Tuesday, October 15

Haven't Done This in Awhile

So I signed up for a short term mission at the end of the year.
And I got asked to submit a 300 word testimony.

The last time I did one was when I got baptized, around four-ish years ago?
Now that I think back to it... I didn't even know what I was writing... *laughs*

But now I do, so I would like to share.
Enjoy.

"I pretty much grew up in a typical Christian family. I don’t need to go into that too much. I accepted Christ when I was 9 & got baptized when I was 14. It’s all pretty generic.

I had my struggles, but when I was young it didn't mean too much. I just repented & carried on with the breeze of life back then. I felt close to God.

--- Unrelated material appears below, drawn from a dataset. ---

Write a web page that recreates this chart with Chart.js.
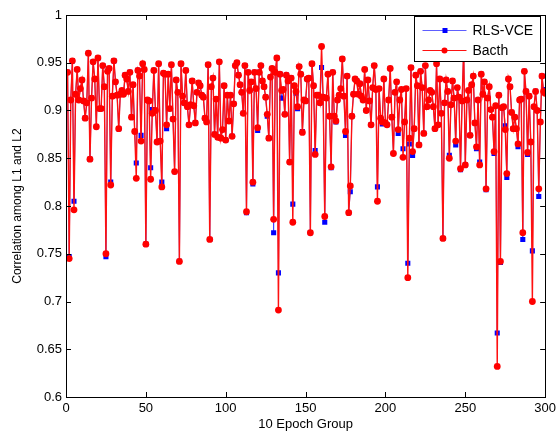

But as I grew up, life got harder, things got weirder, it wasn’t as breezy anymore. I was in uncharted waters – dangerous seas. There was such a vast place to explore, & explore I did. That’s when I started drowning without knowing it. Slowly I started chasing after the things the world loves, cheap relationships, desires of the flesh, & a life apart from a God. I was staggering around blindly in a dark world during that time.

But things changed.

I fled.

With some peace & quiet, some time to think for myself, I came back to knowing God. But things didn’t get a whole lot easier, in fact the struggles felt greater. I actually had a responsibility when I fell short now – I felt guilt.
Throughout this period, I really struggled whenever I sinned. I hated myself. I took breaks from God cause I felt unworthy. It ended up tearing me apart once again.

Only until recently, have I truly come face to face with what Christianity’s all about.
It’s exactly about how weak, unworthy & corrupted with sin I am. But it doesn’t end here, it’s also about how strong & worthy God is, & also about how such a perfect God would lower Himself down to our sinful filth & drag us out. 
Christianity is about Grace.

From here on, I finally got to know the true God.
The loving & ever forgiving God that wants to pick us up each time we fall – we only have to let Him."